2024 BMW M3 CS Review

DW Burnett

2024 BMW M3 CS Review

DW Burnett

The $8,500 optional carbon-ceramic brakes are similarly dependable, if not a bit sensitive at lower speeds and lighter inputs. They take a lap or two to come to temperature, but when they do, stopping power is enormous. They’re also the first part of the car to let you know when its heft becomes too much to bear.

Physics can only do so much for this BMW, and while peak performance from the car is easy to access, it only lasts about four to five laps before the brakes start to give up some performance. Keep pushing, and the tires will grease up too. This equipment works wonders, but with nearly two tons to keep on the pavement, it can only perform those wonders for so long.

The tires and the brakes fall away gradually, though it’s easy to sense the degradation. We never barreled into Lime Rock’s Big Bend right-hander with no brakes, nor did we slide off the road at 80 mph because the tires chunked apart. As the laps tick away, the brakes and tires just won’t work as well as they did five laps before. Our advice? Get your timed laps in early in the session. After that, focus on having fun.

2024 BMW M3 CS Review

DW Burnett

Cons: Hefty Curb Weight, There Are Chaper And Better Track Cars Out There

The M3 CS’s cabin is a familiar sight if you’ve driven a normal M3. The space is dominated by a pair of 12.3-inch screens. One is for the gauge cluster, while the other acts as a central hub for things like climate and entertainment. The CS stands out with a smattering of carbon fiber and Alcantara trim. I don’t mind most of it, but I know the steering wheel won’t age gracefully. If it were my car, I’d swap it out for a leather equivalent. Also, there’s no center console, which means nowhere to rest your elbow. 

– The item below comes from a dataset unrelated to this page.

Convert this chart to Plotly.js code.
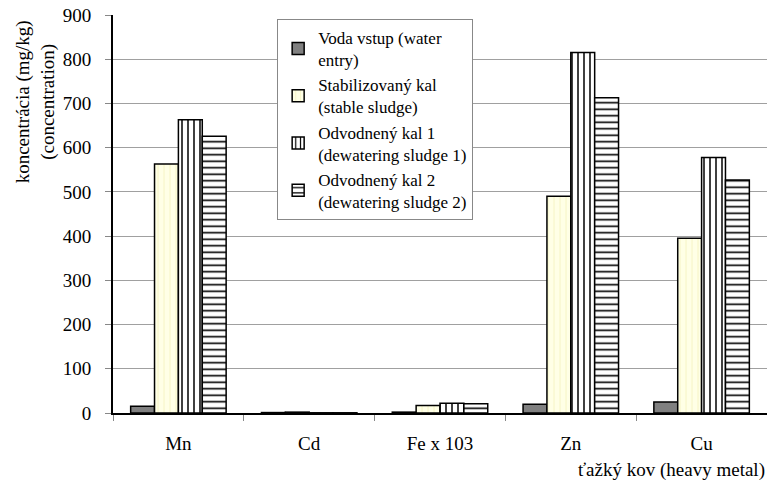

While the CSL comes standard with fixed-back bucket seats, the M3 CS gets the more widely used adjustable carbon buckets. These seats have developed a bit of a reputation thanks to their weird groin-area carbon centerpiece and comically vertical thigh bolsters, but I love them. They allow you to get really low in the car, and because you can move the back portion, you can adjust them to your body type, alleviating back pain (for a few hours, anyway). Plus, there’s a real bench out back, meaning you can fit five people with ease. That makes the CS far easier to justify as a do-it-all car. 

For the price, there are better track cars out there. You’ll have more fun and more consistent performance in a Boxster or Cayman GTS 4.0, for instance. And you can get about 90 percent of the performance from a normal M3 Competition with xDrive. But no other car on sale delivers that same mix of usability, joy, and outrageous speed. Wrapping it all up in a bright green and gold Tokyo Drift-style package only adds to the silliness. I’d have a tough time choosing between one of these and an M2. The purist in me wants the stick-shift coupe, but ultimately, the CS is more fun. Guess that’s one way to justify the price.